Just starting out in your career? An important and often overlooked element in your career development is knowing when to leave a job. Here are some signs, straight from a former recruiter’s mouth, about when it is time to find a new employer:
Problem #1- A Long Tenure
Many articles discuss the problems with “job hopping.” However, a long tenure at one company actually makes you less marketable too. When there has been career movement, it conveys that you had to learn new corporate cultures and sharpen your skills. Recruiters define an attractive candidate as someone with between 2 to 7 years at each of his or her employers.
There are other benefits to changing employers every 2 to 7 years. Companies often give a boost in pay that is greater than the typical yearly raise to attract new talent. You are also more likely to convince a new employer to produce desirable professional development opportunities if you maintain an attractive career profile.
There are exceptions to this rule of course. However, you need to be aware early in your career that most organizations view long tenures negatively.
Problem #2- Rumors of Financial Problems
This one seems obvious. If news articles talk about the poor financial state of your employer, it makes sense to move to another company. If you work for a company that keeps its financial information closely held, you might wonder how you can discern your employer’s financial health.
It is often good to look at the actions of people who know the most about a company’s performance. Are executives suddenly leaving for “better opportunities”? Has accounting developed a turnover problem? These signs, from the people who see how much money is coming in and exactly how much is going out, can give you a picture of your employer’s financial state.
Problem #3- Lack of Growth
Many job articles talk about growth, but in today’s workplace, it is up to you to promote your career development. HR departments exist to handle the administrative tasks associated with hiring and managing a company’s workforce. There are several signs you can look for to assess whether growth opportunities are or are not there.
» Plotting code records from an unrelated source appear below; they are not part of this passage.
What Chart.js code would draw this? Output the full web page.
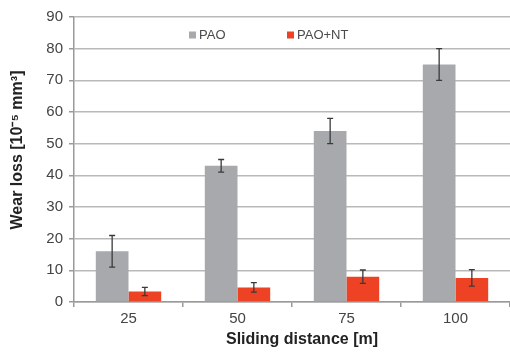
<!DOCTYPE html>
<html>
<head>
<meta charset="utf-8">
<script src="https://cdn.jsdelivr.net/npm/chart.js@4/dist/chart.umd.min.js"></script>
<style>
html,body{margin:0;padding:0;background:#fff;overflow:hidden;}
#wrap{position:relative;width:510px;height:354px;}
</style>
</head>
<body>
<div id="wrap"><canvas id="c" width="510" height="354"></canvas></div>
<script>
const categories = ["25", "50", "75", "100"];
const paoValues = [16, 43, 54, 75];
const paoErrors = [5, 2, 4, 5];
const paoNtValues = [3.3, 4.6, 8, 7.6];
const paoNtErrors = [1.3, 1.5, 2.1, 2.6];
const yTicks = [0, 10, 20, 30, 40, 50, 60, 70, 80, 90];
const xTitle = 'Sliding distance [m]';
const yTitle = 'Wear loss [10⁻⁵ mm³]';

const errorSets = [paoErrors, paoNtErrors];
const FONT = '"Liberation Sans", Arial, sans-serif';

const errorBarPlugin = {
  id: 'errorBars',
  afterDatasetsDraw(chart) {
    const ctx = chart.ctx;
    const y = chart.scales.y;
    ctx.save();
    ctx.strokeStyle = '#3a3a3a';
    ctx.lineWidth = 1.3;
    chart.data.datasets.forEach((ds, di) => {
      const meta = chart.getDatasetMeta(di);
      meta.data.forEach((bar, i) => {
        const v = ds.data[i], e = errorSets[di][i];
        const yt = y.getPixelForValue(v + e), yb = y.getPixelForValue(v - e);
        const x = bar.x, cap = 3;
        ctx.beginPath();
        ctx.moveTo(x, yt); ctx.lineTo(x, yb);
        ctx.moveTo(x - cap, yt); ctx.lineTo(x + cap, yt);
        ctx.moveTo(x - cap, yb); ctx.lineTo(x + cap, yb);
        ctx.stroke();
      });
    });
    ctx.restore();
  }
};

const legendPlugin = {
  id: 'innerLegend',
  afterDraw(chart) {
    const ctx = chart.ctx;
    const pos = [189, 287];
    const yc = 35;
    ctx.save();
    ctx.font = '13px ' + FONT;
    ctx.textBaseline = 'middle';
    ctx.textAlign = 'left';
    chart.data.datasets.forEach((ds, i) => {
      ctx.fillStyle = ds.backgroundColor;
      ctx.fillRect(pos[i], yc - 3.5, 7, 7);
      ctx.fillStyle = '#4a4a4a';
      ctx.fillText(ds.label, pos[i] + 10, yc + 0.5);
    });
    ctx.restore();
  }
};

const titlePlugin = {
  id: 'axisTitles',
  afterDraw(chart) {
    const ctx = chart.ctx;
    ctx.save();
    ctx.fillStyle = '#222';
    ctx.font = 'bold 16px ' + FONT;
    ctx.textAlign = 'center';
    ctx.textBaseline = 'middle';
    ctx.fillText(xTitle, 302, 340);
    ctx.translate(17.5, 150);
    ctx.rotate(-Math.PI / 2);
    ctx.fillText(yTitle, 0, 0);
    ctx.restore();
  }
};

new Chart(document.getElementById('c'), {
  type: 'bar',
  data: {
    labels: categories,
    datasets: [
      { label: 'PAO', data: paoValues, backgroundColor: '#a7a9ac', categoryPercentage: 0.6, barPercentage: 1.0 },
      { label: 'PAO+NT', data: paoNtValues, backgroundColor: '#ee4224', categoryPercentage: 0.6, barPercentage: 1.0 }
    ]
  },
  options: {
    responsive: false,
    animation: false,
    devicePixelRatio: 1,
    layout: { padding: { top: 17, right: 0, bottom: 0, left: 0 } },
    plugins: { legend: { display: false }, tooltip: { enabled: false } },
    scales: {
      x: {
        offset: true,
        grid: { offset: true, drawOnChartArea: false, drawTicks: true, tickLength: 5, color: '#9a9a9a', lineWidth: 1.5 },
        border: { display: true, color: '#9a9a9a', width: 1.5 },
        ticks: { color: '#444', font: { family: FONT, size: 15 }, padding: 3 },
        title: { display: false },
        afterFit(s) { s.height = 52; }
      },
      y: {
        min: 0, max: 90,
        afterBuildTicks(s) { s.ticks = yTicks.map(v => ({ value: v })); },
        grid: { color: '#b9b9b9', lineWidth: 1.5, drawTicks: true, tickLength: 5, tickColor: '#9a9a9a' },
        border: { display: true, color: '#9a9a9a', width: 1.5 },
        ticks: { color: '#444', font: { family: FONT, size: 15 }, padding: 6 },
        title: { display: false },
        afterFit(s) { s.width = 74; }
      }
    }
  },
  plugins: [errorBarPlugin, legendPlugin, titlePlugin]
});
</script>
</body>
</html>
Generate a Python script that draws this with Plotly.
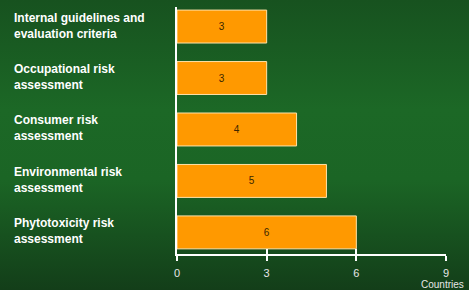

If you work for a large company, the most visible sign is that you are not selected for promotions or desirable assignments. Look at your most recent performance review. While companies often use performance reviews to cover themselves in legal disputes (otherwise known as CYA), it is a valuable tool for an employee to determine his or her manager’s true views. Take it seriously if a manager likes your performance at your current position but seems unenthusiastic or evasive about opportunities for growth.
The decision to leave a small company is less straightforward. Successful small companies are ones that identify and grow lucrative niches for themselves. An individual employee can have the freedom to introduce process improvements or initiate new service offerings that might get vetoed at a larger company. These experiences are crucial for professional development. However, if the business owner loses interest in staying abreast of marketplace trends, a small company can quickly deteriorate. This situation means that growth opportunities will evaporate for you. The best advice in this case, leave quickly.
Career progression is a personal responsibility. Making sure you know when to exit a job that has become stagnant is critical. The three items mentioned above can tell you when it is time to go.